— START Recorded information —

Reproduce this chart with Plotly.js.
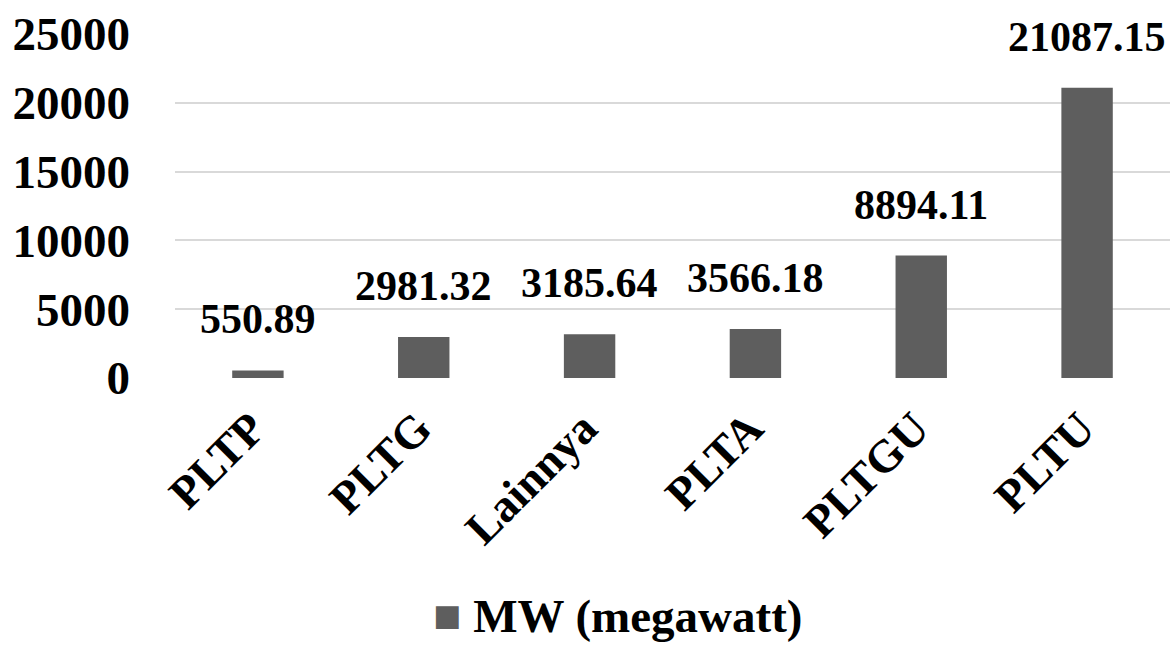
<!DOCTYPE html>
<html>
<head>
<meta charset="utf-8">
<script src="https://cdn.plot.ly/plotly-3.0.1.min.js"></script>
<style>
  html, body { margin: 0; padding: 0; background: #ffffff; }
  #chart { width: 1170px; height: 648px; }
</style>
</head>
<body>
<div id="chart"></div>
<script>
// Installed capacity per power-plant type
const categories = ['PLTP', 'PLTG', 'Lainnya', 'PLTA', 'PLTGU', 'PLTU'];
const capacityMW = [550.89, 2981.32, 3185.64, 3566.18, 8894.11, 21087.15];
const valueLabels = ['550.89', '2981.32', '3185.64', '3566.18', '8894.11', '21087.15'];
const seriesName = 'MW (megawatt)';
const yTicks = [0, 5000, 10000, 15000, 20000, 25000];

const barColor = '#5e5e5e';
const fontFamily = 'Liberation Serif';

const trace = {
  type: 'bar',
  x: categories,
  y: capacityMW,
  name: seriesName,
  width: 0.31,
  marker: { color: barColor, line: { width: 0 } },
  showlegend: false,
  hoverinfo: 'x+y'
};

// value labels sitting above each bar
const valueAnnotations = categories.map((c, i) => ({
  x: c,
  y: capacityMW[i],
  xref: 'x',
  yref: 'y',
  text: '<b>' + valueLabels[i] + '</b>',
  showarrow: false,
  yanchor: 'bottom',
  yshift: 26,
  font: { family: fontFamily, size: 42, color: '#000000' }
}));

// legend row below the axis
const legendAnnotation = {
  xref: 'paper',
  yref: 'paper',
  x: 0.445,
  y: -0.693,
  xanchor: 'center',
  yanchor: 'middle',
  borderpad: 0,
  showarrow: false,
  text: '<span style="color:' + barColor + '">■</span> <b>' + seriesName + '</b>',
  font: { family: fontFamily, size: 47, color: '#000000' }
};

const layout = {
  width: 1170,
  height: 648,
  margin: { l: 175, r: 0, t: 34, b: 270 },
  paper_bgcolor: '#ffffff',
  plot_bgcolor: '#ffffff',
  showlegend: false,
  bargap: 0.69,
  font: { family: fontFamily },
  xaxis: {
    type: 'category',
    tickangle: -45,
    ticks: '',
    showline: false,
    showgrid: false,
    zeroline: false,
    ticklabelstandoff: 13,
    ticklabelshift: -6,
    tickfont: { family: fontFamily, size: 46, color: '#000000', weight: 'bold' }
  },
  yaxis: {
    range: [0, 25000],
    tickvals: yTicks,
    ticktext: yTicks.map(String),
    showgrid: true,
    gridcolor: '#d9d9d9',
    gridwidth: 2,
    zeroline: false,
    showline: false,
    ticks: '',
    ticklabelstandoff: 44,
    tickfont: { family: fontFamily, size: 47, color: '#000000', weight: 'bold' }
  },
  annotations: valueAnnotations.concat([legendAnnotation])
};

Plotly.newPlot('chart', [trace], layout, { displayModeBar: false, staticPlot: true });
</script>
</body>
</html>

— END Recorded information —

» **Aim**
In your copy, leave out the pictures and reproduce the material above exactly.

» **Full answer**
Reproduce this chart with Plotly.js.
<!DOCTYPE html>
<html>
<head>
<meta charset="utf-8">
<script src="https://cdn.plot.ly/plotly-3.0.1.min.js"></script>
<style>
  html, body { margin: 0; padding: 0; background: #ffffff; }
  #chart { width: 1170px; height: 648px; }
</style>
</head>
<body>
<div id="chart"></div>
<script>
// Installed capacity per power-plant type
const categories = ['PLTP', 'PLTG', 'Lainnya', 'PLTA', 'PLTGU', 'PLTU'];
const capacityMW = [550.89, 2981.32, 3185.64, 3566.18, 8894.11, 21087.15];
const valueLabels = ['550.89', '2981.32', '3185.64', '3566.18', '8894.11', '21087.15'];
const seriesName = 'MW (megawatt)';
const yTicks = [0, 5000, 10000, 15000, 20000, 25000];

const barColor = '#5e5e5e';
const fontFamily = 'Liberation Serif';

const trace = {
  type: 'bar',
  x: categories,
  y: capacityMW,
  name: seriesName,
  width: 0.31,
  marker: { color: barColor, line: { width: 0 } },
  showlegend: false,
  hoverinfo: 'x+y'
};

// value labels sitting above each bar
const valueAnnotations = categories.map((c, i) => ({
  x: c,
  y: capacityMW[i],
  xref: 'x',
  yref: 'y',
  text: '<b>' + valueLabels[i] + '</b>',
  showarrow: false,
  yanchor: 'bottom',
  yshift: 26,
  font: { family: fontFamily, size: 42, color: '#000000' }
}));

// legend row below the axis
const legendAnnotation = {
  xref: 'paper',
  yref: 'paper',
  x: 0.445,
  y: -0.693,
  xanchor: 'center',
  yanchor: 'middle',
  borderpad: 0,
  showarrow: false,
  text: '<span style="color:' + barColor + '">■</span> <b>' + seriesName + '</b>',
  font: { family: fontFamily, size: 47, color: '#000000' }
};

const layout = {
  width: 1170,
  height: 648,
  margin: { l: 175, r: 0, t: 34, b: 270 },
  paper_bgcolor: '#ffffff',
  plot_bgcolor: '#ffffff',
  showlegend: false,
  bargap: 0.69,
  font: { family: fontFamily },
  xaxis: {
    type: 'category',
    tickangle: -45,
    ticks: '',
    showline: false,
    showgrid: false,
    zeroline: false,
    ticklabelstandoff: 13,
    ticklabelshift: -6,
    tickfont: { family: fontFamily, size: 46, color: '#000000', weight: 'bold' }
  },
  yaxis: {
    range: [0, 25000],
    tickvals: yTicks,
    ticktext: yTicks.map(String),
    showgrid: true,
    gridcolor: '#d9d9d9',
    gridwidth: 2,
    zeroline: false,
    showline: false,
    ticks: '',
    ticklabelstandoff: 44,
    tickfont: { family: fontFamily, size: 47, color: '#000000', weight: 'bold' }
  },
  annotations: valueAnnotations.concat([legendAnnotation])
};

Plotly.newPlot('chart', [trace], layout, { displayModeBar: false, staticPlot: true });
</script>
</body>
</html>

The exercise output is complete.